• _Data_
◇ ◇ ◇ ◇
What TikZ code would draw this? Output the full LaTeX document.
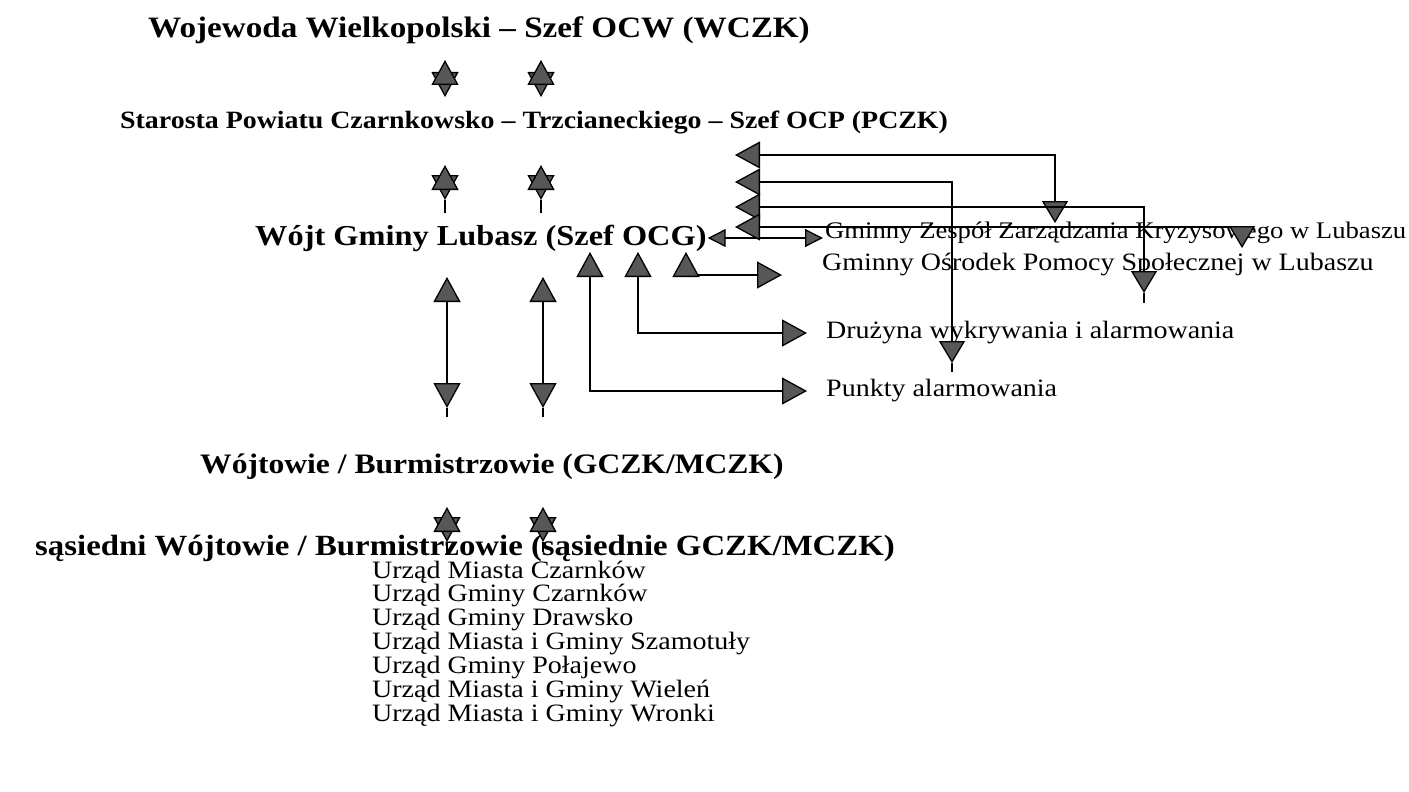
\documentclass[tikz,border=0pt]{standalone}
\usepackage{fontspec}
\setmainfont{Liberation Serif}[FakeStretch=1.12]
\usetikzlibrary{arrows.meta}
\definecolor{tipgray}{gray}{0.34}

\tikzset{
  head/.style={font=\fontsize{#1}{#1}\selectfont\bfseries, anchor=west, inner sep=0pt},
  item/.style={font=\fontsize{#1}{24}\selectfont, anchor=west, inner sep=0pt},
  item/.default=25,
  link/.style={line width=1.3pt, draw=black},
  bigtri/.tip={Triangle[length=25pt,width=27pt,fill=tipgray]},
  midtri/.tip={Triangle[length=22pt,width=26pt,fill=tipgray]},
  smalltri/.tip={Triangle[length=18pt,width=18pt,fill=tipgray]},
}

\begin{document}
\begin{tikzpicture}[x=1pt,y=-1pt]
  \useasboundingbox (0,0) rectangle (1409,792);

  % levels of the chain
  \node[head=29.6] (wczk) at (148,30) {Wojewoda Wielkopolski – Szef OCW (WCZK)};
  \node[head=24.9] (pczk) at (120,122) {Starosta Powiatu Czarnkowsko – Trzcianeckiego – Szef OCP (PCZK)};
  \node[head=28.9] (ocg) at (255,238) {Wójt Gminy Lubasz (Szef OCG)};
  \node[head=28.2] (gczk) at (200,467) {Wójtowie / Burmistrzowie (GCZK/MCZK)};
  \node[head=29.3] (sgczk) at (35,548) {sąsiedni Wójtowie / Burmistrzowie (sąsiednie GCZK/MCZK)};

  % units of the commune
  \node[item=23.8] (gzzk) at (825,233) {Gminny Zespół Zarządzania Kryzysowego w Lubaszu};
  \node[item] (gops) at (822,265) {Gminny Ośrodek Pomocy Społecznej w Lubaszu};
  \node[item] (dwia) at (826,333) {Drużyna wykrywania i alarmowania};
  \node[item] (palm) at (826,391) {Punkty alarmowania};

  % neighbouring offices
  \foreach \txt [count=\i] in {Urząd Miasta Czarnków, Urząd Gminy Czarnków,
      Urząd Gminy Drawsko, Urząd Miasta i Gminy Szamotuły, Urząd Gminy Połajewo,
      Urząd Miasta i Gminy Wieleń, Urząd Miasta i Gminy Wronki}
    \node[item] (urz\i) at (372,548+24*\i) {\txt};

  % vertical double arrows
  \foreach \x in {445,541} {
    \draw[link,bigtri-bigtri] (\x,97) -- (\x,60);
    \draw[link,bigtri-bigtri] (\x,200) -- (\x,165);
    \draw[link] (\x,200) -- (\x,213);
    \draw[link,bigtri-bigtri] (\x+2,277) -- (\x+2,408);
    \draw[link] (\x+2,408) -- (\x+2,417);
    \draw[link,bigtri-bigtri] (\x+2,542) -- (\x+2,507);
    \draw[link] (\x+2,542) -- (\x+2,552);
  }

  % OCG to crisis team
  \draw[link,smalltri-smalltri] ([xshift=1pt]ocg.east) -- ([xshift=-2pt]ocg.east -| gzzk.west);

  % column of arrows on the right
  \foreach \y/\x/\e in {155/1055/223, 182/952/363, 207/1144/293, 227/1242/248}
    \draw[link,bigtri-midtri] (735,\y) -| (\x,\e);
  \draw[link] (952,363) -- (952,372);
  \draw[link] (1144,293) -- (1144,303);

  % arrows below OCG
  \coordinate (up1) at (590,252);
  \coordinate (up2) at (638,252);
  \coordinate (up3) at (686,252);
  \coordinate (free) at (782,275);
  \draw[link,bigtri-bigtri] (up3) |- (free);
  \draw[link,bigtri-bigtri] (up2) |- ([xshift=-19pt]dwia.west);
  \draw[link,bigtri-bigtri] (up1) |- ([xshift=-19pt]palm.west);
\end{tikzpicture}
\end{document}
◇ ◇ ◇ ◇
• _Task directions_
Using the material above, set down every line exactly, but skip the pictures.

• _Written response_
What TikZ code would draw this? Output the full LaTeX document.
\documentclass[tikz,border=0pt]{standalone}
\usepackage{fontspec}
\setmainfont{Liberation Serif}[FakeStretch=1.12]
\usetikzlibrary{arrows.meta}
\definecolor{tipgray}{gray}{0.34}

\tikzset{
  head/.style={font=\fontsize{#1}{#1}\selectfont\bfseries, anchor=west, inner sep=0pt},
  item/.style={font=\fontsize{#1}{24}\selectfont, anchor=west, inner sep=0pt},
  item/.default=25,
  link/.style={line width=1.3pt, draw=black},
  bigtri/.tip={Triangle[length=25pt,width=27pt,fill=tipgray]},
  midtri/.tip={Triangle[length=22pt,width=26pt,fill=tipgray]},
  smalltri/.tip={Triangle[length=18pt,width=18pt,fill=tipgray]},
}

\begin{document}
\begin{tikzpicture}[x=1pt,y=-1pt]
  \useasboundingbox (0,0) rectangle (1409,792);

  % levels of the chain
  \node[head=29.6] (wczk) at (148,30) {Wojewoda Wielkopolski – Szef OCW (WCZK)};
  \node[head=24.9] (pczk) at (120,122) {Starosta Powiatu Czarnkowsko – Trzcianeckiego – Szef OCP (PCZK)};
  \node[head=28.9] (ocg) at (255,238) {Wójt Gminy Lubasz (Szef OCG)};
  \node[head=28.2] (gczk) at (200,467) {Wójtowie / Burmistrzowie (GCZK/MCZK)};
  \node[head=29.3] (sgczk) at (35,548) {sąsiedni Wójtowie / Burmistrzowie (sąsiednie GCZK/MCZK)};

  % units of the commune
  \node[item=23.8] (gzzk) at (825,233) {Gminny Zespół Zarządzania Kryzysowego w Lubaszu};
  \node[item] (gops) at (822,265) {Gminny Ośrodek Pomocy Społecznej w Lubaszu};
  \node[item] (dwia) at (826,333) {Drużyna wykrywania i alarmowania};
  \node[item] (palm) at (826,391) {Punkty alarmowania};

  % neighbouring offices
  \foreach \txt [count=\i] in {Urząd Miasta Czarnków, Urząd Gminy Czarnków,
      Urząd Gminy Drawsko, Urząd Miasta i Gminy Szamotuły, Urząd Gminy Połajewo,
      Urząd Miasta i Gminy Wieleń, Urząd Miasta i Gminy Wronki}
    \node[item] (urz\i) at (372,548+24*\i) {\txt};

  % vertical double arrows
  \foreach \x in {445,541} {
    \draw[link,bigtri-bigtri] (\x,97) -- (\x,60);
    \draw[link,bigtri-bigtri] (\x,200) -- (\x,165);
    \draw[link] (\x,200) -- (\x,213);
    \draw[link,bigtri-bigtri] (\x+2,277) -- (\x+2,408);
    \draw[link] (\x+2,408) -- (\x+2,417);
    \draw[link,bigtri-bigtri] (\x+2,542) -- (\x+2,507);
    \draw[link] (\x+2,542) -- (\x+2,552);
  }

  % OCG to crisis team
  \draw[link,smalltri-smalltri] ([xshift=1pt]ocg.east) -- ([xshift=-2pt]ocg.east -| gzzk.west);

  % column of arrows on the right
  \foreach \y/\x/\e in {155/1055/223, 182/952/363, 207/1144/293, 227/1242/248}
    \draw[link,bigtri-midtri] (735,\y) -| (\x,\e);
  \draw[link] (952,363) -- (952,372);
  \draw[link] (1144,293) -- (1144,303);

  % arrows below OCG
  \coordinate (up1) at (590,252);
  \coordinate (up2) at (638,252);
  \coordinate (up3) at (686,252);
  \coordinate (free) at (782,275);
  \draw[link,bigtri-bigtri] (up3) |- (free);
  \draw[link,bigtri-bigtri] (up2) |- ([xshift=-19pt]dwia.west);
  \draw[link,bigtri-bigtri] (up1) |- ([xshift=-19pt]palm.west);
\end{tikzpicture}
\end{document}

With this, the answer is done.